Transcribe the material in full. Nothing should differ except that the pictures are left out.

• Supplied information:
────────────────

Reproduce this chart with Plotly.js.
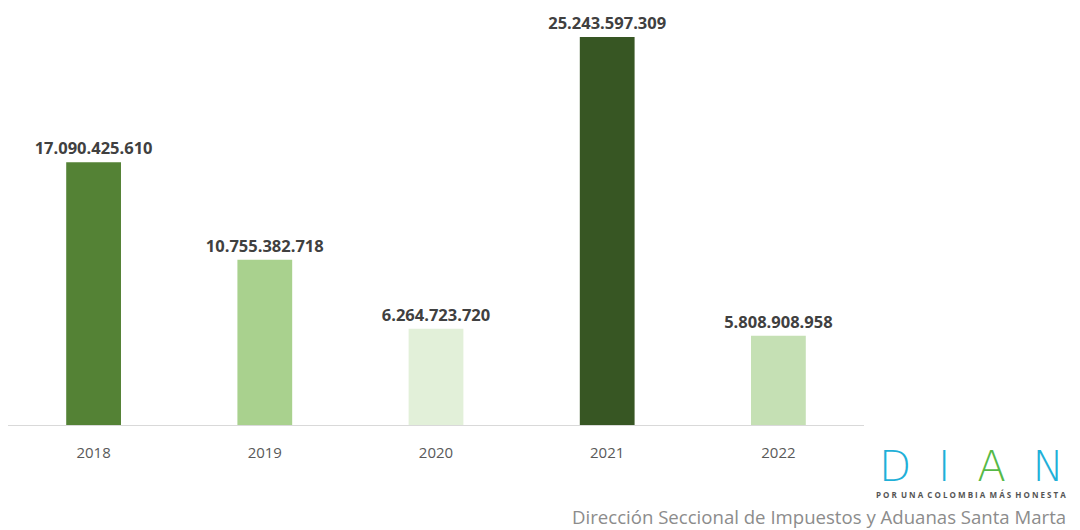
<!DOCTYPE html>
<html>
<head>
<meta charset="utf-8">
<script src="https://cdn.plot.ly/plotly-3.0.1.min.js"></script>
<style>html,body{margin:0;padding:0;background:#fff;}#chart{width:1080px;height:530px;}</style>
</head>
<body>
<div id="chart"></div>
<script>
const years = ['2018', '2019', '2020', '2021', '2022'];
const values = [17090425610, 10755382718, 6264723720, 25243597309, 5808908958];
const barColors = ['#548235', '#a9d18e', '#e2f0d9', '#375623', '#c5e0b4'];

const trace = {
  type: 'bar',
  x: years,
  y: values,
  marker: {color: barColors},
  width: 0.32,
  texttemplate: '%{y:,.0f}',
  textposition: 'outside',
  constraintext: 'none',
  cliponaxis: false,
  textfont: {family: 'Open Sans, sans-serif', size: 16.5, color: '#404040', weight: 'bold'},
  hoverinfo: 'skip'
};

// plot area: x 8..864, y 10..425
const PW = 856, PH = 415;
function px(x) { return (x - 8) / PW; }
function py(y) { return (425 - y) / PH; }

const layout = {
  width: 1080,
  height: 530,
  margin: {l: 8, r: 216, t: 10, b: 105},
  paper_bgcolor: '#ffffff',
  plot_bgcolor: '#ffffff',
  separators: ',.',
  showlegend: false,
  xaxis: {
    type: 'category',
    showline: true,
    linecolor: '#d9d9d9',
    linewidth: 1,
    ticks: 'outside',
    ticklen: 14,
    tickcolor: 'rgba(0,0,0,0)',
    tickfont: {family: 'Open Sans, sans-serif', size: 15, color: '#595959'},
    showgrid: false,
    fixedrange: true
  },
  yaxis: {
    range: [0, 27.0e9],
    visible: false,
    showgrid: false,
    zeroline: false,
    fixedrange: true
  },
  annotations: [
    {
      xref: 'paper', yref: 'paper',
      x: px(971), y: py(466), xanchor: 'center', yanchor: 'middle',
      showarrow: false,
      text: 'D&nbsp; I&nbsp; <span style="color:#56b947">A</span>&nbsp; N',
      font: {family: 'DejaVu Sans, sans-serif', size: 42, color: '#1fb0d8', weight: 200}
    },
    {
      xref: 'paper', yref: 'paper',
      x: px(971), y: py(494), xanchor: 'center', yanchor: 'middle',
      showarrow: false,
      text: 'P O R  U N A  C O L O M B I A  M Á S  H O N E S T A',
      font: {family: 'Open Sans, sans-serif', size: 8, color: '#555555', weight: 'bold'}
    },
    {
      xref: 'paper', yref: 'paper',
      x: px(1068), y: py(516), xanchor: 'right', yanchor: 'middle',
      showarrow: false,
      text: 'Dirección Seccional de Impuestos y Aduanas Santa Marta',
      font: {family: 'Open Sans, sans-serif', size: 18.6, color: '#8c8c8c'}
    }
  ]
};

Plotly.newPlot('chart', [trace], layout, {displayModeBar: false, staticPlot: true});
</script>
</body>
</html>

────────────────

• Correct response:
Reproduce this chart with Plotly.js.
<!DOCTYPE html>
<html>
<head>
<meta charset="utf-8">
<script src="https://cdn.plot.ly/plotly-3.0.1.min.js"></script>
<style>html,body{margin:0;padding:0;background:#fff;}#chart{width:1080px;height:530px;}</style>
</head>
<body>
<div id="chart"></div>
<script>
const years = ['2018', '2019', '2020', '2021', '2022'];
const values = [17090425610, 10755382718, 6264723720, 25243597309, 5808908958];
const barColors = ['#548235', '#a9d18e', '#e2f0d9', '#375623', '#c5e0b4'];

const trace = {
  type: 'bar',
  x: years,
  y: values,
  marker: {color: barColors},
  width: 0.32,
  texttemplate: '%{y:,.0f}',
  textposition: 'outside',
  constraintext: 'none',
  cliponaxis: false,
  textfont: {family: 'Open Sans, sans-serif', size: 16.5, color: '#404040', weight: 'bold'},
  hoverinfo: 'skip'
};

// plot area: x 8..864, y 10..425
const PW = 856, PH = 415;
function px(x) { return (x - 8) / PW; }
function py(y) { return (425 - y) / PH; }

const layout = {
  width: 1080,
  height: 530,
  margin: {l: 8, r: 216, t: 10, b: 105},
  paper_bgcolor: '#ffffff',
  plot_bgcolor: '#ffffff',
  separators: ',.',
  showlegend: false,
  xaxis: {
    type: 'category',
    showline: true,
    linecolor: '#d9d9d9',
    linewidth: 1,
    ticks: 'outside',
    ticklen: 14,
    tickcolor: 'rgba(0,0,0,0)',
    tickfont: {family: 'Open Sans, sans-serif', size: 15, color: '#595959'},
    showgrid: false,
    fixedrange: true
  },
  yaxis: {
    range: [0, 27.0e9],
    visible: false,
    showgrid: false,
    zeroline: false,
    fixedrange: true
  },
  annotations: [
    {
      xref: 'paper', yref: 'paper',
      x: px(971), y: py(466), xanchor: 'center', yanchor: 'middle',
      showarrow: false,
      text: 'D&nbsp; I&nbsp; <span style="color:#56b947">A</span>&nbsp; N',
      font: {family: 'DejaVu Sans, sans-serif', size: 42, color: '#1fb0d8', weight: 200}
    },
    {
      xref: 'paper', yref: 'paper',
      x: px(971), y: py(494), xanchor: 'center', yanchor: 'middle',
      showarrow: false,
      text: 'P O R  U N A  C O L O M B I A  M Á S  H O N E S T A',
      font: {family: 'Open Sans, sans-serif', size: 8, color: '#555555', weight: 'bold'}
    },
    {
      xref: 'paper', yref: 'paper',
      x: px(1068), y: py(516), xanchor: 'right', yanchor: 'middle',
      showarrow: false,
      text: 'Dirección Seccional de Impuestos y Aduanas Santa Marta',
      font: {family: 'Open Sans, sans-serif', size: 18.6, color: '#8c8c8c'}
    }
  ]
};

Plotly.newPlot('chart', [trace], layout, {displayModeBar: false, staticPlot: true});
</script>
</body>
</html>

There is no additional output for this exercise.